I saw the meandering, pristine Shell River where endangered mussels still live. Due to the drought, the water level is low, but it is clear. I listened to the speakers from the many camps set up by Anishinaabe Water Protectors. I saw the youth on horseback ride through the river and the canoeists paddle to the rally/ceremony on the bank of the river. I heard the drums and songs of the Anishinaabe. I saw the police officers positioned on the easement. It was a peaceful protest. That day, five water protectors were arrested for trespassing on Enbridge property.
In the pamphlet written by Winona LaDuke, “Welcome to the 1855 Treaty Territory,” LaDuke summarizes the threat of the pipeline:
“The proposed Line 3 crosses eight major rivers more than once which include the total of 67 watersheds: creeks, streams and wild rice watersheds in the 1855 Treaty territory – from the Clearwater to the Mississippi putting wild rice, fish, clams and life at risk … “
In addition to polluting our drinking water and destroying forestland and animal life, the pipelines threaten the waterways where wild rice grows. Wild rice is an important part of the Anishinaabe culture and economy.

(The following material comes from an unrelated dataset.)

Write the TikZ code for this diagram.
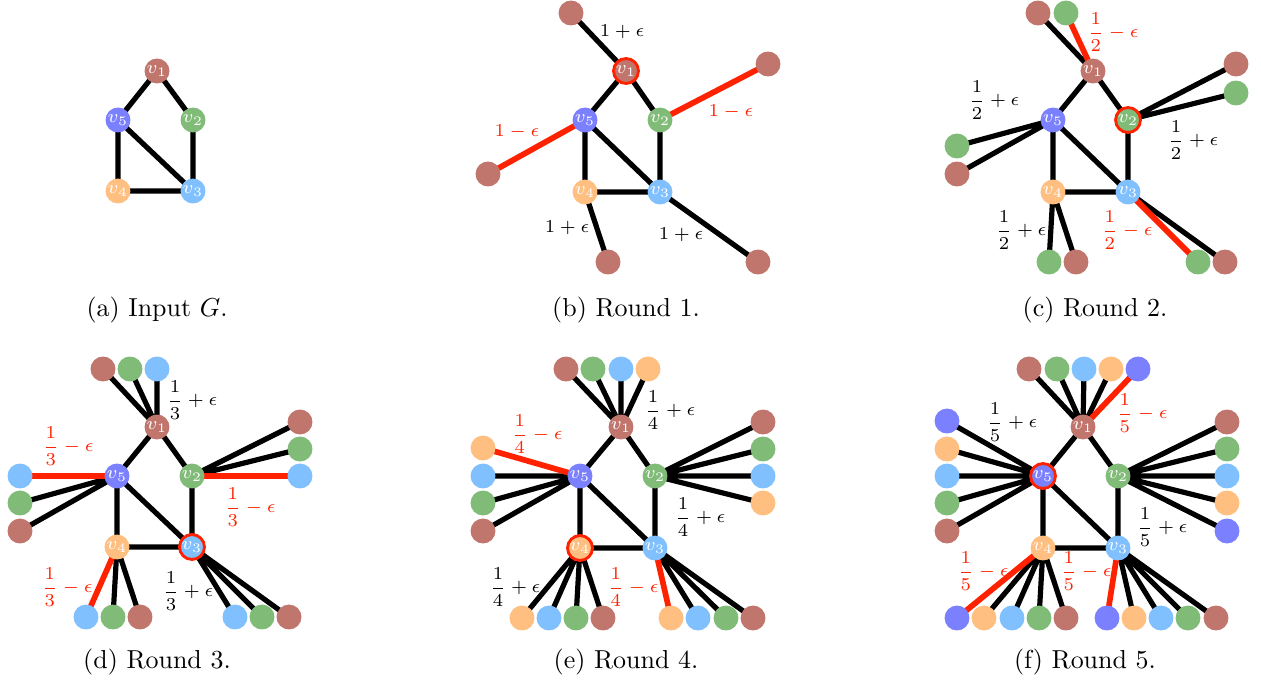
\documentclass[tikz,border=0pt]{standalone}
\usepackage{amsmath}
\usetikzlibrary{backgrounds}
\definecolor{cbrown}{HTML}{C0756D}
\definecolor{cgreen}{HTML}{80BB78}
\definecolor{cblue}{HTML}{80C0FF}
\definecolor{corange}{HTML}{FFBF80}
\definecolor{cpurple}{HTML}{7B80FF}
\definecolor{cred}{HTML}{FF2200}
\tikzset{
  vtx/.style={circle,minimum size=9.6pt,inner sep=0pt,text=white,font=\fontsize{6.8}{8}\selectfont},
  leaf/.style={circle,minimum size=9.6pt,inner sep=0pt},
  ring/.style={draw=cred,line width=1.1pt},
  edge/.style={line width=2pt,draw=black},
  redge/.style={line width=2.2pt,draw=cred},
  lab/.style={font=\fontsize{7}{8.5}\selectfont,inner sep=0pt},
  rlab/.style={lab,text=cred},
  capt/.style={font=\normalsize,inner sep=0pt}
}
\begin{document}
\begin{tikzpicture}[x=0.385pt,y=-0.385pt]
\useasboundingbox (0,0) rectangle (1261,689);
%% ---------- (a)
\node[vtx,fill=cbrown] (a1) at (157,71) {$v_1$};
\node[vtx,fill=cpurple] (a5) at (118,120) {$v_5$};
\node[vtx,fill=cgreen] (a2) at (193,120) {$v_2$};
\node[vtx,fill=corange] (a4) at (118,191) {$v_4$};
\node[vtx,fill=cblue] (a3) at (193,191) {$v_3$};
\begin{pgfonlayer}{background}
\draw[edge] (a1.center)--(a5.center) (a1.center)--(a2.center) (a5.center)--(a4.center)
  (a5.center)--(a3.center) (a2.center)--(a3.center) (a4.center)--(a3.center);
\end{pgfonlayer}
\node[capt] (capa) at (157,310) {(a) Input $G$.};
%% ---------- (b)
\node[vtx,fill=cbrown,ring] (b1) at (626,71) {$v_1$};
\node[vtx,fill=cpurple] (b5) at (585,120) {$v_5$};
\node[vtx,fill=cgreen] (b2) at (660,120) {$v_2$};
\node[vtx,fill=corange] (b4) at (585,192) {$v_4$};
\node[vtx,fill=cblue] (b3) at (660,192) {$v_3$};
\node[leaf,fill=cbrown] (bl1) at (571,13) {};
\node[leaf,fill=cbrown] (bl2) at (768,64) {};
\node[leaf,fill=cbrown] (bl5) at (488,174) {};
\node[leaf,fill=cbrown] (bl4) at (608,262) {};
\node[leaf,fill=cbrown] (bl3) at (758,262) {};
\begin{pgfonlayer}{background}
\draw[edge] (b1.center)--(b5.center) (b1.center)--(b2.center) (b5.center)--(b4.center)
  (b5.center)--(b3.center) (b2.center)--(b3.center) (b4.center)--(b3.center);
\draw[edge] (b1.center)--(bl1.center) (b4.center)--(bl4.center) (b3.center)--(bl3.center);
\draw[redge] (b2.center)--(bl2.center) (b5.center)--(bl5.center);
\end{pgfonlayer}
\node[lab] (bt1) at (622,32) {$1+\epsilon$};
\node[rlab] (bt2) at (731,112) {$1-\epsilon$};
\node[rlab] (bt5) at (517,132) {$1-\epsilon$};
\node[lab] (bt4) at (567,228) {$1+\epsilon$};
\node[lab] (bt3) at (681,235) {$1+\epsilon$};
\node[capt] (capb) at (626,310) {(b) Round 1.};
%% ---------- (c)
\node[vtx,fill=cbrown] (c1) at (1093,71) {$v_1$};
\node[vtx,fill=cpurple] (c5) at (1053,120) {$v_5$};
\node[vtx,fill=cgreen,ring] (c2) at (1128,120) {$v_2$};
\node[vtx,fill=corange] (c4) at (1053,192) {$v_4$};
\node[vtx,fill=cblue] (c3) at (1128,192) {$v_3$};
\node[leaf,fill=cbrown] (cl1a) at (1038,13) {};
\node[leaf,fill=cgreen] (cl1b) at (1066,13) {};
\node[leaf,fill=cbrown] (cl2a) at (1236,64) {};
\node[leaf,fill=cgreen] (cl2b) at (1236,93) {};
\node[leaf,fill=cgreen] (cl5a) at (957,146) {};
\node[leaf,fill=cbrown] (cl5b) at (957,174) {};
\node[leaf,fill=cgreen] (cl4a) at (1049,262) {};
\node[leaf,fill=cbrown] (cl4b) at (1076,262) {};
\node[leaf,fill=cgreen] (cl3a) at (1198,262) {};
\node[leaf,fill=cbrown] (cl3b) at (1225,262) {};
\begin{pgfonlayer}{background}
\draw[edge] (c1.center)--(c5.center) (c1.center)--(c2.center) (c5.center)--(c4.center)
  (c5.center)--(c3.center) (c2.center)--(c3.center) (c4.center)--(c3.center);
\draw[edge] (c1.center)--(cl1a.center) (c2.center)--(cl2a.center) (c2.center)--(cl2b.center)
  (c5.center)--(cl5a.center) (c5.center)--(cl5b.center) (c4.center)--(cl4a.center)
  (c4.center)--(cl4b.center) (c3.center)--(cl3b.center);
\draw[redge] (c1.center)--(cl1b.center) (c3.center)--(cl3a.center);
\end{pgfonlayer}
\node[rlab] (ct1) at (1113,32) {$\dfrac{1}{2}-\epsilon$};
\node[lab] (ct5) at (994,100) {$\dfrac{1}{2}+\epsilon$};
\node[lab] (ct2) at (1193,140) {$\dfrac{1}{2}+\epsilon$};
\node[lab] (ct4) at (1021,230) {$\dfrac{1}{2}+\epsilon$};
\node[rlab] (ct3) at (1127,230) {$\dfrac{1}{2}-\epsilon$};
\node[capt] (capc) at (1095,310) {(c) Round 2.};
%% ---------- (d)
\node[vtx,fill=cbrown] (d1) at (157,427) {$v_1$};
\node[vtx,fill=cpurple] (d5) at (117,476) {$v_5$};
\node[vtx,fill=cgreen] (d2) at (192,476) {$v_2$};
\node[vtx,fill=corange] (d4) at (117,547) {$v_4$};
\node[vtx,fill=cblue,ring] (d3) at (192,547) {$v_3$};
\node[leaf,fill=cbrown] (dl1a) at (103,369) {};
\node[leaf,fill=cgreen] (dl1b) at (130,369) {};
\node[leaf,fill=cblue] (dl1c) at (157,369) {};
\node[leaf,fill=cbrown] (dl2a) at (300,422) {};
\node[leaf,fill=cgreen] (dl2b) at (300,449) {};
\node[leaf,fill=cblue] (dl2c) at (300,476) {};
\node[leaf,fill=cblue] (dl5a) at (20,476) {};
\node[leaf,fill=cgreen] (dl5b) at (20,503) {};
\node[leaf,fill=cbrown] (dl5c) at (20,531) {};
\node[leaf,fill=cblue] (dl4a) at (86,617) {};
\node[leaf,fill=cgreen] (dl4b) at (113,617) {};
\node[leaf,fill=cbrown] (dl4c) at (140,617) {};
\node[leaf,fill=cblue] (dl3a) at (235,617) {};
\node[leaf,fill=cgreen] (dl3b) at (262,617) {};
\node[leaf,fill=cbrown] (dl3c) at (289,617) {};
\begin{pgfonlayer}{background}
\draw[edge] (d1.center)--(d5.center) (d1.center)--(d2.center) (d5.center)--(d4.center)
  (d5.center)--(d3.center) (d2.center)--(d3.center) (d4.center)--(d3.center);
\draw[edge] (d1.center)--(dl1a.center) (d1.center)--(dl1b.center) (d1.center)--(dl1c.center)
  (d2.center)--(dl2a.center) (d2.center)--(dl2b.center)
  (d5.center)--(dl5b.center) (d5.center)--(dl5c.center)
  (d4.center)--(dl4b.center) (d4.center)--(dl4c.center)
  (d3.center)--(dl3a.center) (d3.center)--(dl3b.center) (d3.center)--(dl3c.center);
\draw[redge] (d2.center)--(dl2c.center) (d5.center)--(dl5a.center) (d4.center)--(dl4a.center);
\end{pgfonlayer}
\node[lab] (dt1) at (192,400) {$\dfrac{1}{3}+\epsilon$};
\node[rlab] (dt5) at (68,446) {$\dfrac{1}{3}-\epsilon$};
\node[rlab] (dt2) at (250,507) {$\dfrac{1}{3}-\epsilon$};
\node[rlab] (dt4) at (67,587) {$\dfrac{1}{3}-\epsilon$};
\node[lab] (dt3) at (188,591) {$\dfrac{1}{3}+\epsilon$};
\node[capt] (capd) at (157,662) {(d) Round 3.};
%% ---------- (e)
\node[vtx,fill=cbrown] (e1) at (621,427) {$v_1$};
\node[vtx,fill=cpurple] (e5) at (580,476) {$v_5$};
\node[vtx,fill=cgreen] (e2) at (655,476) {$v_2$};
\node[vtx,fill=corange,ring] (e4) at (580,548) {$v_4$};
\node[vtx,fill=cblue] (e3) at (655,548) {$v_3$};
\node[leaf,fill=cbrown] (el1a) at (566,369) {};
\node[leaf,fill=cgreen] (el1b) at (593,369) {};
\node[leaf,fill=cblue] (el1c) at (621,369) {};
\node[leaf,fill=corange] (el1d) at (648,369) {};
\node[leaf,fill=cbrown] (el2a) at (763,422) {};
\node[leaf,fill=cgreen] (el2b) at (763,449) {};
\node[leaf,fill=cblue] (el2c) at (763,476) {};
\node[leaf,fill=corange] (el2d) at (763,503) {};
\node[leaf,fill=corange] (el5a) at (483,448) {};
\node[leaf,fill=cblue] (el5b) at (483,476) {};
\node[leaf,fill=cgreen] (el5c) at (483,503) {};
\node[leaf,fill=cbrown] (el5d) at (483,531) {};
\node[leaf,fill=corange] (el4a) at (522,618) {};
\node[leaf,fill=cblue] (el4b) at (549,618) {};
\node[leaf,fill=cgreen] (el4c) at (576,618) {};
\node[leaf,fill=cbrown] (el4d) at (603,618) {};
\node[leaf,fill=corange] (el3a) at (671,618) {};
\node[leaf,fill=cblue] (el3b) at (698,618) {};
\node[leaf,fill=cgreen] (el3c) at (726,618) {};
\node[leaf,fill=cbrown] (el3d) at (753,618) {};
\begin{pgfonlayer}{background}
\draw[edge] (e1.center)--(e5.center) (e1.center)--(e2.center) (e5.center)--(e4.center)
  (e5.center)--(e3.center) (e2.center)--(e3.center) (e4.center)--(e3.center);
\draw[edge] (e1.center)--(el1a.center) (e1.center)--(el1b.center) (e1.center)--(el1c.center) (e1.center)--(el1d.center)
  (e2.center)--(el2a.center) (e2.center)--(el2b.center) (e2.center)--(el2c.center) (e2.center)--(el2d.center)
  (e5.center)--(el5b.center) (e5.center)--(el5c.center) (e5.center)--(el5d.center)
  (e4.center)--(el4a.center) (e4.center)--(el4b.center) (e4.center)--(el4c.center) (e4.center)--(el4d.center)
  (e3.center)--(el3b.center) (e3.center)--(el3c.center) (e3.center)--(el3d.center);
\draw[redge] (e5.center)--(el5a.center) (e3.center)--(el3a.center);
\end{pgfonlayer}
\node[lab] (et1) at (670,410) {$\dfrac{1}{4}+\epsilon$};
\node[rlab] (et5) at (537,434) {$\dfrac{1}{4}-\epsilon$};
\node[lab] (et2) at (700,517) {$\dfrac{1}{4}+\epsilon$};
\node[lab] (et4) at (515,587) {$\dfrac{1}{4}+\epsilon$};
\node[rlab] (et3) at (633,587) {$\dfrac{1}{4}-\epsilon$};
\node[capt] (cape) at (626,662) {(e) Round 4.};
%% ---------- (f)
\node[vtx,fill=cbrown] (f1) at (1083,427) {$v_1$};
\node[vtx,fill=cpurple,ring] (f5) at (1043,476) {$v_5$};
\node[vtx,fill=cgreen] (f2) at (1118,476) {$v_2$};
\node[vtx,fill=corange] (f4) at (1043,548) {$v_4$};
\node[vtx,fill=cblue] (f3) at (1118,548) {$v_3$};
\node[leaf,fill=cbrown] (fl1a) at (1029,369) {};
\node[leaf,fill=cgreen] (fl1b) at (1057,369) {};
\node[leaf,fill=cblue] (fl1c) at (1084,369) {};
\node[leaf,fill=corange] (fl1d) at (1111,369) {};
\node[leaf,fill=cpurple] (fl1e) at (1138,369) {};
\node[leaf,fill=cbrown] (fl2a) at (1227,422) {};
\node[leaf,fill=cgreen] (fl2b) at (1227,449) {};
\node[leaf,fill=cblue] (fl2c) at (1227,476) {};
\node[leaf,fill=corange] (fl2d) at (1227,503) {};
\node[leaf,fill=cpurple] (fl2e) at (1227,531) {};
\node[leaf,fill=cpurple] (fl5a) at (947,421) {};
\node[leaf,fill=corange] (fl5b) at (947,449) {};
\node[leaf,fill=cblue] (fl5c) at (947,476) {};
\node[leaf,fill=cgreen] (fl5d) at (947,503) {};
\node[leaf,fill=cbrown] (fl5e) at (947,531) {};
\node[leaf,fill=cpurple] (fl4a) at (957,618) {};
\node[leaf,fill=corange] (fl4b) at (984,618) {};
\node[leaf,fill=cblue] (fl4c) at (1012,618) {};
\node[leaf,fill=cgreen] (fl4d) at (1039,618) {};
\node[leaf,fill=cbrown] (fl4e) at (1066,618) {};
\node[leaf,fill=cpurple] (fl3a) at (1107,618) {};
\node[leaf,fill=corange] (fl3b) at (1134,618) {};
\node[leaf,fill=cblue] (fl3c) at (1161,618) {};
\node[leaf,fill=cgreen] (fl3d) at (1188,618) {};
\node[leaf,fill=cbrown] (fl3e) at (1216,618) {};
\begin{pgfonlayer}{background}
\draw[edge] (f1.center)--(f5.center) (f1.center)--(f2.center) (f5.center)--(f4.center)
  (f5.center)--(f3.center) (f2.center)--(f3.center) (f4.center)--(f3.center);
\draw[edge] (f1.center)--(fl1a.center) (f1.center)--(fl1b.center) (f1.center)--(fl1c.center) (f1.center)--(fl1d.center)
  (f2.center)--(fl2a.center) (f2.center)--(fl2b.center) (f2.center)--(fl2c.center) (f2.center)--(fl2d.center) (f2.center)--(fl2e.center)
  (f5.center)--(fl5a.center) (f5.center)--(fl5b.center) (f5.center)--(fl5c.center) (f5.center)--(fl5d.center) (f5.center)--(fl5e.center)
  (f4.center)--(fl4b.center) (f4.center)--(fl4c.center) (f4.center)--(fl4d.center) (f4.center)--(fl4e.center)
  (f3.center)--(fl3b.center) (f3.center)--(fl3c.center) (f3.center)--(fl3d.center) (f3.center)--(fl3e.center);
\draw[redge] (f1.center)--(fl1e.center) (f4.center)--(fl4a.center) (f3.center)--(fl3a.center);
\end{pgfonlayer}
\node[lab] (ft5) at (1012,422) {$\dfrac{1}{5}+\epsilon$};
\node[rlab] (ft1) at (1142,413) {$\dfrac{1}{5}-\epsilon$};
\node[lab] (ft2) at (1162,527) {$\dfrac{1}{5}+\epsilon$};
\node[rlab] (ft4) at (983,571) {$\dfrac{1}{5}-\epsilon$};
\node[rlab] (ft3) at (1086,571) {$\dfrac{1}{5}-\epsilon$};
\node[capt] (capf) at (1085,662) {(f) Round 5.};
\end{tikzpicture}
\end{document}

In 1999, the U.S. government reaffirmed the treaty rights for gathering wild rice:
“Treaty resource agreements have been negotiated with Michigan, Wisconsin, and Minnesota after federal court orders which recognized the off-reservation treaty right of the Anishinaabe, most recently the 1999 Mille Lacs decision.” (1885 TreatyAuthority.org as quoted by Winona LaDuke in “Welcome to the 1855 Treaty Territory.”)
The Anishinaabe are fighting for the protection of the water and the land. This is all our fight. We need to honor the treaties and listen to the Anishinaabe. It would be a first step towards saving the Earth.